The American Trucking Associations this week told the Federal Motor Carrier Safety Administration it supported the agency’s proposal to require motor carriers to install devices to record drivers’ hours of service electronically, but urged the agency to address important device design and performance requirements. Also, ATA raised a number of concerns about the supporting documents component of the proposals, specifically that the agency’s proposal did not meet requirements mandated by Congress.
“The agency must address some of the device design and performance specifications which are critical to the success of such a mandate,” ATA said in comments filed Monday, May 23. These issues include a more secure driver identification and authentication process, and improved standards to ensure the devices are not prone to tampering or fraud.

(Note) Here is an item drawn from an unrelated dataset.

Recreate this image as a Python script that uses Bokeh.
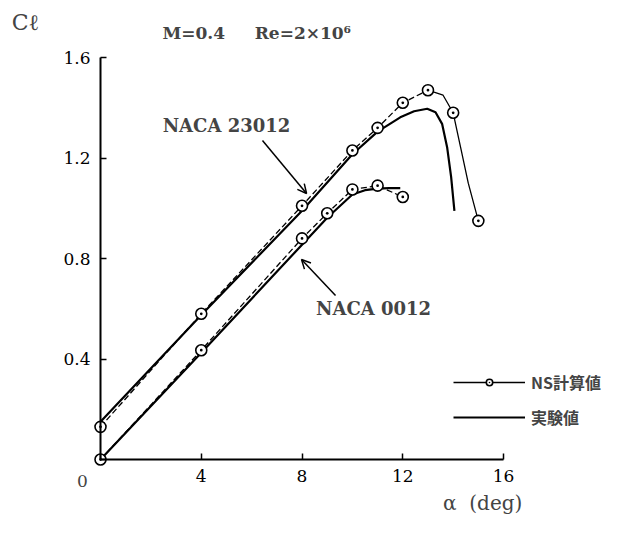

Electronic logging, ATA said, “will improve compliance with the hours-of-service regulations. This is important since FMCSA data has demonstrated a strong correlation between compliance with the current hours-of-service regulations and safe operations.” ATA has advocated for retention of the current hours-of-service regulations, the subject of a separate rulemaking, in part on the basis of this data. But ATA had “a number of serious concerns” about the supporting documents portion of FMCSA’s EOBR proposal.
“FMCSA’s proposal to require carriers retain a document (or documents collectively) to verify the beginning and end of each on-duty/not driving time period is unrealistic,” ATA said. “Available documents typically lack such precision. The agency’s suggestion that carriers certify that such documents don’t routinely exist would place those carriers at great risk.”
The agency had proposed that carriers make such certifications, but that they also be automatically subject to the maximum civil penalty if found to have made a false certification. “The agency should establish a finite list of documents that carriers must maintain and declare that those that do so will be deemed to be in compliance,” ATA told the agency.
ATA also criticized FMCSA for failing to establish a list of documents that must be retained at a “reasonable cost” to motor carriers as required by Congress in the 1994 Hazardous Materials Transportation Authorization Act. ATA previously had sued the agency for failing repeatedly to meet the 17-year-old congressional mandate.